The apparent desire to finally address the broken US immigration laws through compassionate and respectable legislation that recognizes the contributions of the undocumented population is certainly welcome news. Discussions between the two political parties about substantial immigration reform had ceased two years ago. Recognizing this, Pres. Obama has spent much of the past couple years attempting to address the plight of the undocumented population through changes in immigration policies that do not require Congress to pass new laws.
Pres. Obama’s administration revised its enforcement policies so that their limited resources could more effectively be used to remove high-risk individuals, such as those with criminal convictions or prior deportation orders. As well, Pres. Obama initiated the Deferred Action for Childhood Arrivals (DACA) program, which allows innocent individuals brought to the US as children to no longer fear removal to a country they often have no connection to, as well the ability to progress in their education and careers.

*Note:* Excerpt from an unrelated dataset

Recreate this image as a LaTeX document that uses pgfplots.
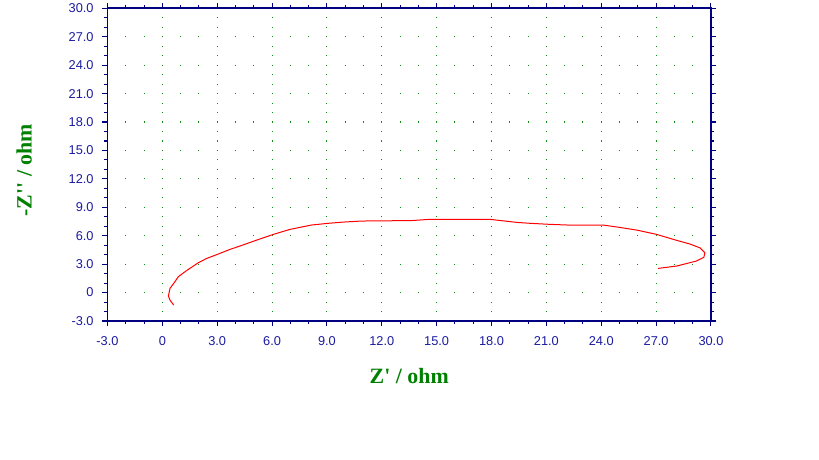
\documentclass[border=0pt]{standalone}
\usepackage{fontspec}
\setmainfont{Liberation Sans}
\newfontfamily\labelfont{Liberation Serif}
\usepackage{pgfplots}
\pgfplotsset{compat=1.18}
\definecolor{axisblue}{HTML}{000080}
\definecolor{ticktext}{HTML}{1A1AA0}
\definecolor{labelgreen}{HTML}{008000}
\definecolor{gridgreen}{HTML}{109010}

\begin{document}
\begin{tikzpicture}
\path[use as bounding box] (-80.625pt,-104.25pt) rectangle (533.625pt,240.75pt);
\begin{axis}[
    at={(0,0)}, anchor=south west,
    scale only axis,
    width=452.6pt, height=234.5pt,
    xmin=-3, xmax=30, ymin=-3, ymax=30,
    xtick={-3,0,...,30}, ytick={-3,0,...,30},
    xticklabels={-3.0,0,3.0,6.0,9.0,12.0,15.0,18.0,21.0,24.0,27.0,30.0},
    yticklabels={-3.0,0,3.0,6.0,9.0,12.0,15.0,18.0,21.0,24.0,27.0,30.0},
    minor x tick num=2, minor y tick num=2,
    tick align=outside,
    major tick length=3.9pt, minor tick length=2.3pt,
    axis line style={axisblue, line width=1.4pt},
    every tick/.style={axisblue, line width=0.8pt},
    tick label style={font=\fontsize{9.6pt}{11pt}\selectfont, text=ticktext},
    x tick label style={yshift=-4.5pt},
    y tick label style={xshift=-3pt},
    grid=major,
    major x grid style={gridgreen, line width=0.8pt, dash pattern=on 0.8pt off 6.306pt, dash phase=0.4pt},
    major y grid style={gridgreen, line width=0.8pt, dash pattern=on 0.8pt off 12.915pt, dash phase=0.4pt},
    xlabel={Z' / ohm},
    ylabel={-Z'' / ohm},
    label style={font=\labelfont\bfseries\fontsize{16.4pt}{18pt}\selectfont, text=labelgreen},
    x label style={at={(axis description cs:0.5,-0.199)}, anchor=base},
    y label style={at={(axis description cs:-0.1256,0.482)}, anchor=base, rotate=0},
]
\addplot[color=red, line width=0.75pt] coordinates {
  (0.62,-1.32) (0.42,-0.80) (0.33,-0.36) (0.42,0.45) (0.69,1.15) (0.87,1.67)
  (1.24,2.20) (1.51,2.56) (1.97,3.15) (2.42,3.60) (2.97,4.00) (3.70,4.56)
  (4.24,4.91) (5.16,5.54) (6.07,6.14) (6.98,6.67) (8.16,7.13) (9.07,7.31)
  (9.89,7.44) (10.90,7.55) (13.63,7.60) (14.63,7.73) (17.91,7.73) (18.73,7.55)
  (19.37,7.41) (20.10,7.31) (21.19,7.20) (22.29,7.12) (24.10,7.13) (25.00,6.88)
  (25.93,6.60) (27.03,6.14) (27.93,5.62) (28.85,5.12) (29.39,4.73) (29.67,4.20)
  (29.61,3.72) (29.21,3.33) (28.12,2.80) (27.10,2.55)
};
\end{axis}
\end{tikzpicture}
\end{document}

The re-election of Pres. Obama at least secures that these humanitarian immigration policies will continue and that individuals should not live in fear that their hard work will be for nothing. Pres. Obama reiterated his beliefs during his victory speech in stating that “We believe in a generous America, in a compassionate America, in a tolerant America, open to the dreams of an immigrant’s daughter who studies in our schools and pledges to our flag.” While the policies established by Pres. Obama have helped ease matters for many, pursuit of a comprehensive overhaul of the immigration laws is essential.
Favorable immigration reform appears to be on the horizon. However, as with anything, it will take time and hard work to achieve what just a short while ago seemed impossible to achieve. The time is now, however, for individuals to take advantage of the policies that the President has already put into place, such as young individuals pursuing their dreams by applying for DACA. Individuals must continue to do all that they can under the current immigration system. As well, individuals must continue to advocate for changes to the immigration system that acknowledges the contributions that hard working individuals in this country have made to ensure that they truly are enacted and that the voice of the American people is truly heard.